San Justino presiente el martirio, porque sabe que los demonios acechan, y ha podido comprobar cómo los enemigos de la fe son por naturaleza calumniadores. Una descripción de las reuniones cristianas como la que San Justino había escrito, y la exposición de la verdad eucarística, no podían menos que armar el brazo de los amigos y confidentes del emperador Marco Aurelio. Ante la doctrina expuesta por San Justino sobraban los testigos. El discípulo era tratado como el maestro, una vez confesada la divinidad. La fecunda semilla del Verbo Divino fecundó en sangre, que es una de las ramas en que maduran sus frutos cuando la persecución arrecia.
No hubo en la gracia del martirio de San Justino necesidad de purificación de errores doctrinales, pues los que pueden atribuírsele se desvanecen si se atiende bien al siglo en que vivió o se leen las páginas con benevolencia crítica.

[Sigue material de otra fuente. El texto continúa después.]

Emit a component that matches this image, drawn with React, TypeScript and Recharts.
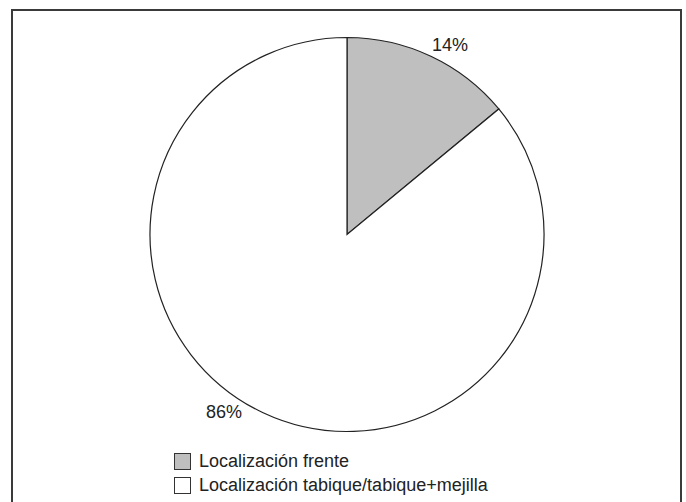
import React from 'react';
import { PieChart, Pie, Cell, Legend } from 'recharts';

const categories = ['Localización frente', 'Localización tabique/tabique+mejilla'];
const shares = [14, 86];
const fills = ['#bfbfbf', '#ffffff'];
// small angular nudges so the labels sit where the original puts them
const labelShift = [-3.3, -9.5];

const data = categories.map((name, i) => ({ name, value: shares[i] }));

const FONT = '"Liberation Sans", Arial, Helvetica, sans-serif';
const RAD = Math.PI / 180;

const renderLabel = (props: any) => {
  const { cx, cy, midAngle, outerRadius, index, value } = props;
  const a = (midAngle + labelShift[index]) * RAD;
  const r = outerRadius + 19;
  const x = cx + r * Math.cos(a);
  const y = cy - r * Math.sin(a);
  return (
    <text
      x={x}
      y={y}
      textAnchor="middle"
      dominantBaseline="central"
      fontSize={18}
      fontFamily={FONT}
      fill="#222"
    >
      {value}%
    </text>
  );
};

const LegendBox = ({ payload }: any) => (
  <div style={{ fontFamily: FONT, fontSize: 18, color: '#222' }}>
    {(payload || []).map((entry: any, i: number) => (
      <div key={i} style={{ display: 'flex', alignItems: 'center', height: 24 }}>
        <span
          style={{
            display: 'inline-block',
            width: 17,
            height: 17,
            boxSizing: 'border-box',
            border: '1px solid #333',
            background: fills[i],
            marginRight: 8,
          }}
        />
        <span style={{ lineHeight: '24px' }}>{entry.value}</span>
      </div>
    ))}
  </div>
);

export default function App() {
  return (
    <div style={{ position: 'absolute', left: 0, top: 0, width: 686, height: 502, overflow: 'hidden', background: '#fff' }}>
      <div
        style={{
          position: 'absolute',
          left: 11,
          top: 9,
          width: 671,
          height: 520,
          border: '2px solid #3a3a3a',
          boxSizing: 'border-box',
        }}
      />
      <div style={{ position: 'absolute', left: 0, top: 0 }}>
        <PieChart width={686} height={502} margin={{ top: 0, right: 0, bottom: 0, left: 0 }}>
          <Pie
            data={data}
            dataKey="value"
            nameKey="name"
            cx={347}
            cy={234.5}
            outerRadius={197}
            startAngle={90}
            endAngle={-270}
            stroke="#222"
            strokeWidth={1.2}
            label={renderLabel}
            labelLine={false}
            isAnimationActive={false}
          >
            {data.map((d, i) => (
              <Cell key={d.name} fill={fills[i]} />
            ))}
          </Pie>
          <Legend
            content={<LegendBox />}
            layout="vertical"
            wrapperStyle={{ position: 'absolute', left: 174, top: 449, width: 400 }}
          />
        </PieChart>
      </div>
    </div>
  );
}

Que los filósofos griegos bebieran o no aguas de inspiración en lecturas y tradiciones del Antiguo Testamento no es asunto que inquiete demasiado al que lo asegure con denuedo, sobre todo si la convicción esconde una toma de posición subjetiva. Este convencimiento es el que permite al filósofo cristiano asegurar que en Platón o en los estoicos se descubren resplandores anunciadores de verdades más altas y sublimes. La concordia de verdades cristianas con sentencias estoicas no supone una dependencia de los dogmas cristianos, sino una proclamación, por diversos caminos, de la verdad divina. Es a las sentencias estoicas a las que San Justino obliga a descubrir sentidos que no pueden tener, no es a los dogmas cristianos a los que arrodillará ante la adivinación estoica o platónica. El panteísmo de los estoicos es algo que no cabe en la doctrina de San Justino. Todo aparece claro cuando leemos en San Justino que la fe es un don de Dios que se conquista con la plegaria humilde, y que es la oración la que nos descubre el significado y la inteligencia de las Sagradas Escrituras.
El apostolado seglar —seglar fue nuestro Santo— tiene en San Justino un buen maestro. El santo patrono de los filósofos se presenta a su vez, y con los mismos títulos, como el santo abogado de los creyentes humildes y sencillos. Todo un símbolo para nuestra época.